Starting with the first line of the data below, copy each line up to and including the one containing "-0.3, -0.4, -0.6]". Pictures stay out.
____
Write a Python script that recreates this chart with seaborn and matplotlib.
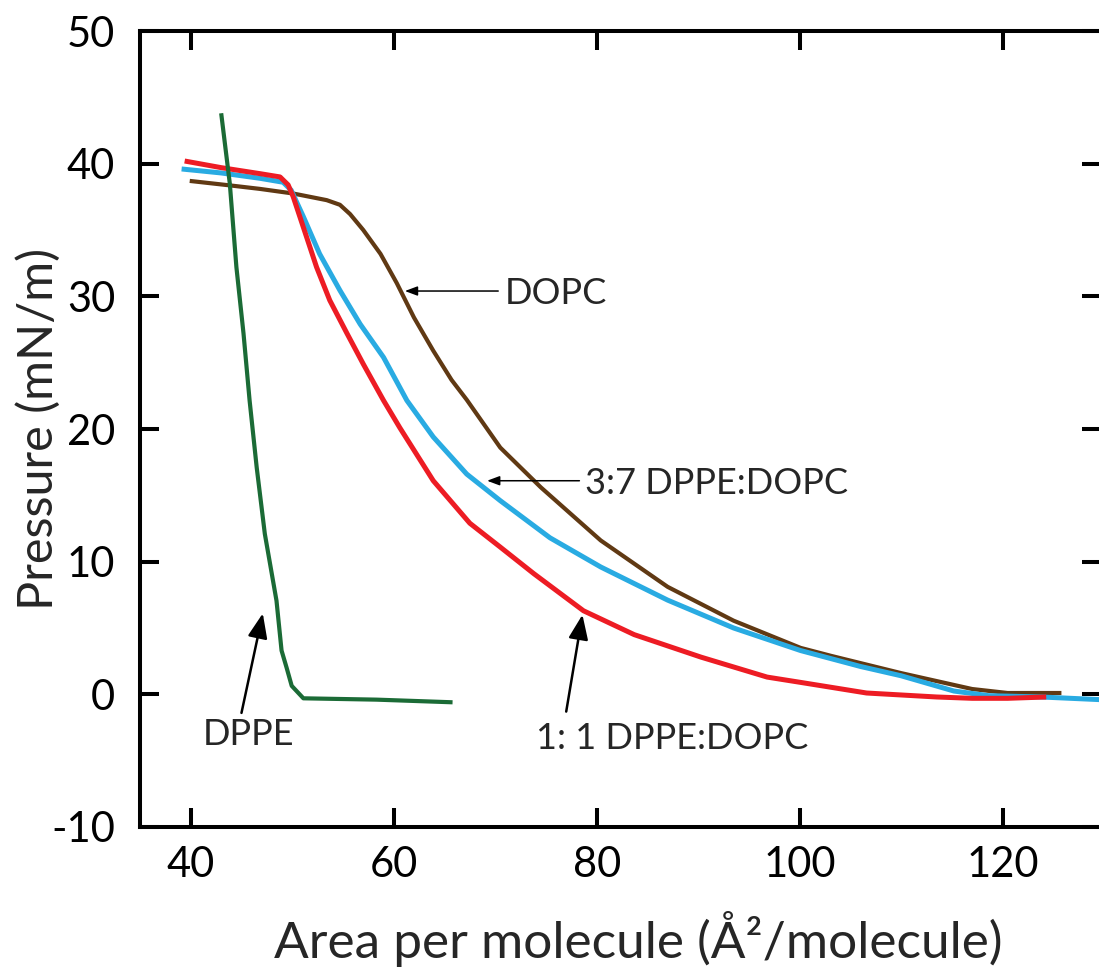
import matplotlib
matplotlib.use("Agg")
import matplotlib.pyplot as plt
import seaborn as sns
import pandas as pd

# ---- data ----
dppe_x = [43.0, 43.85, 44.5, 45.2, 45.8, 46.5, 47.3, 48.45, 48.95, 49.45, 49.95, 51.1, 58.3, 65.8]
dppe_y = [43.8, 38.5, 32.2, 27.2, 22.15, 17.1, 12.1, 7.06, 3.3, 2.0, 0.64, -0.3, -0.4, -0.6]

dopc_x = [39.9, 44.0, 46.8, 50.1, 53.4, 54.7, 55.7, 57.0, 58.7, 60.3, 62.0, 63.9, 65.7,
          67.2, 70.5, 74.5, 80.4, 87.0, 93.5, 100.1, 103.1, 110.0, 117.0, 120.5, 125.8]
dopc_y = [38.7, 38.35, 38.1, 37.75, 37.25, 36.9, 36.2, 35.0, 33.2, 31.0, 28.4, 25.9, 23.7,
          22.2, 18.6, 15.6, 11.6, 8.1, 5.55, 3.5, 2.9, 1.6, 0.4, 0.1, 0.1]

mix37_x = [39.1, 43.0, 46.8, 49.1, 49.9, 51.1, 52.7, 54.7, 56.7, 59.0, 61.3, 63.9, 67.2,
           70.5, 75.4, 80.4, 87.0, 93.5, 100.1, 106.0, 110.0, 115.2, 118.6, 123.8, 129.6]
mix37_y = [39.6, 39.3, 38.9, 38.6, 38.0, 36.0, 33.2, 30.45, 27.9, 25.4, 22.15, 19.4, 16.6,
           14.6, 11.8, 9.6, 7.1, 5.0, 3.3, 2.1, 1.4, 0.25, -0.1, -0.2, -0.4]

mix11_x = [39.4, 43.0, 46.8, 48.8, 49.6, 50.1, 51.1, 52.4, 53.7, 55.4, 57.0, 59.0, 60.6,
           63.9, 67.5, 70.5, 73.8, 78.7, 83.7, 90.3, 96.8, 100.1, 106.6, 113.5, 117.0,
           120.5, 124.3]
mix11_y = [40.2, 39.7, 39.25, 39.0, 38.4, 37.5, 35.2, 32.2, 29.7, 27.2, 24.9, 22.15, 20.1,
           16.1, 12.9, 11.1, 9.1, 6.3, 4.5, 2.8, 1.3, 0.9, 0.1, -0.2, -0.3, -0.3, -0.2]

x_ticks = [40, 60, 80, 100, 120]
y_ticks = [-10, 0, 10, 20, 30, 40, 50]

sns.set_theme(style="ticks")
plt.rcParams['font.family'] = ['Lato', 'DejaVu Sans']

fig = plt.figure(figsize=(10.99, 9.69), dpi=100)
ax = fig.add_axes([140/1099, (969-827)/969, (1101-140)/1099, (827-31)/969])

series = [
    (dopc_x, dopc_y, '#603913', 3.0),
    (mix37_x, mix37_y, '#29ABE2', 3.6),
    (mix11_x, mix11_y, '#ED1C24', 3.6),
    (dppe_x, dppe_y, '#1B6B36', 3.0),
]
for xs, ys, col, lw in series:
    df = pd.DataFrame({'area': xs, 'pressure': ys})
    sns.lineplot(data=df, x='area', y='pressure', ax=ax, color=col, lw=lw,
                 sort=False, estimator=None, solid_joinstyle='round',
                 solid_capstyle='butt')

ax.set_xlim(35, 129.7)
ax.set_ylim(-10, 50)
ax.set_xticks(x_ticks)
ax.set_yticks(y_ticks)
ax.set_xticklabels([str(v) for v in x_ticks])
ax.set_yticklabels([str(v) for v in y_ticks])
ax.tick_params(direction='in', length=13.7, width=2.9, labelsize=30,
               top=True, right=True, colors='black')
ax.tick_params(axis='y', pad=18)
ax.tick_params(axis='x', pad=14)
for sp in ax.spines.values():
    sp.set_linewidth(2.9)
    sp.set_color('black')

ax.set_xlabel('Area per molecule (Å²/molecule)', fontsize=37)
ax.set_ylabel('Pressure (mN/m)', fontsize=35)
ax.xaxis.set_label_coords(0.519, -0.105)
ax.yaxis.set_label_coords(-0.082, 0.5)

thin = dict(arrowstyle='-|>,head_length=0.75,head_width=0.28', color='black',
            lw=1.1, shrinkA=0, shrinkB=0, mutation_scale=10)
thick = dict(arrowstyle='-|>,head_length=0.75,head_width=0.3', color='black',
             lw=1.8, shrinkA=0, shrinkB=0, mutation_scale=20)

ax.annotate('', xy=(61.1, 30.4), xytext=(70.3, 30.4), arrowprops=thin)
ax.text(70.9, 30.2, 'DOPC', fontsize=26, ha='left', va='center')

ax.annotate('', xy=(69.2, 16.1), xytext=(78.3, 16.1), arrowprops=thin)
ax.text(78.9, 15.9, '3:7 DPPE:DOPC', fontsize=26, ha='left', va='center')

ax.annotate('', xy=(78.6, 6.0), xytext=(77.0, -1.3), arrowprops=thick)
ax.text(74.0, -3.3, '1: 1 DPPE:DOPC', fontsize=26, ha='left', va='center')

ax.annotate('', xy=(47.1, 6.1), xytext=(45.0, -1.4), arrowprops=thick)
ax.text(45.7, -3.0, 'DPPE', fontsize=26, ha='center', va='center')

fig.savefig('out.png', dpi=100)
____
▶ [FINISHED ANSWER]
Write a Python script that recreates this chart with seaborn and matplotlib.
import matplotlib
matplotlib.use("Agg")
import matplotlib.pyplot as plt
import seaborn as sns
import pandas as pd

# ---- data ----
dppe_x = [43.0, 43.85, 44.5, 45.2, 45.8, 46.5, 47.3, 48.45, 48.95, 49.45, 49.95, 51.1, 58.3, 65.8]
dppe_y = [43.8, 38.5, 32.2, 27.2, 22.15, 17.1, 12.1, 7.06, 3.3, 2.0, 0.64, -0.3, -0.4, -0.6]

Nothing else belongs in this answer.